The Knesset Interior Committee held a session on Israel's looming water crisis, and its members heard some dire warnings. Uri Shani, the Director of the Water Authority, told the MKs, "I have no doubt that the level of the Kinneret will drop this coming July below the red line, and water will not be able to be drawn."
The Kinneret, or the Sea of Galilee, is Israel's largest reservoir, and its height is a mirror of Israel's water supply. If, because of heavy rains and water streaming into it from the northern mountains, it climbs to a height of 208.8 meters below sea level, its dams must be opened to prevent Tiberias and Ein Gev from being flooded. This last occurred some 17 years ago.
The problems, however, usually occur in the opposite direction. The Kinneret's level currently stands at only some 212 meters below sea level - and if it drops much further, the water will be unsafe for drawing. The official level as recorded on Monday was 212.06 meters below sea level, only two centimeters higher than last week. This can be compared to rainy years such as 2003, when rains and runoff helped the Kinneret rise an average of five centimeters each day during the month of March.

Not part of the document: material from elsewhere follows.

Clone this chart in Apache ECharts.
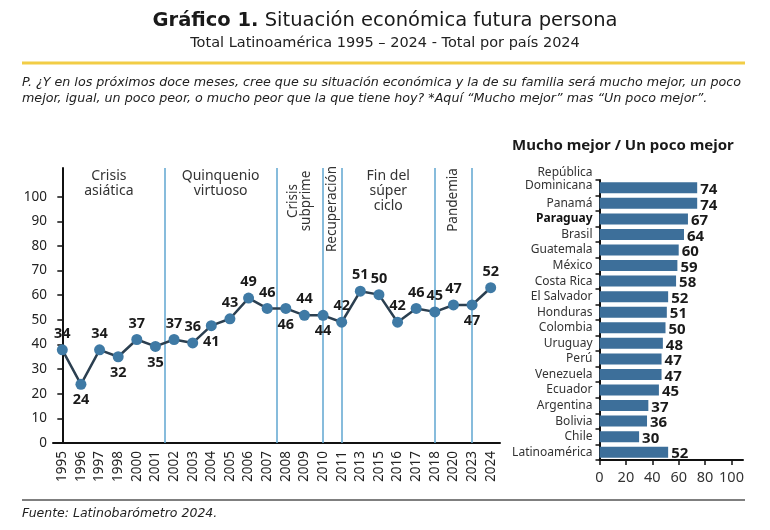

Shani, who served as ex-Prime Minister Ariel Sharon's Bureau Director several years ago, told the Committee that the reasons for the water crisis include the shift of rain concentrations to southern Israel, and the agricultural changeover from field crops to more water-needy orchards.
March signals the beginning of the end of Israel's rainy season, which this year has produced only some 75% of an average year's rainfall.
Since Israel transferred municipal sovereignty over most of Judea and Samaria to the Palestinian Authority some ten years ago, some underground water reservoirs which are part of the mountain aquifer have become unfit for drinking, due to overdrawing of water by local Arabs.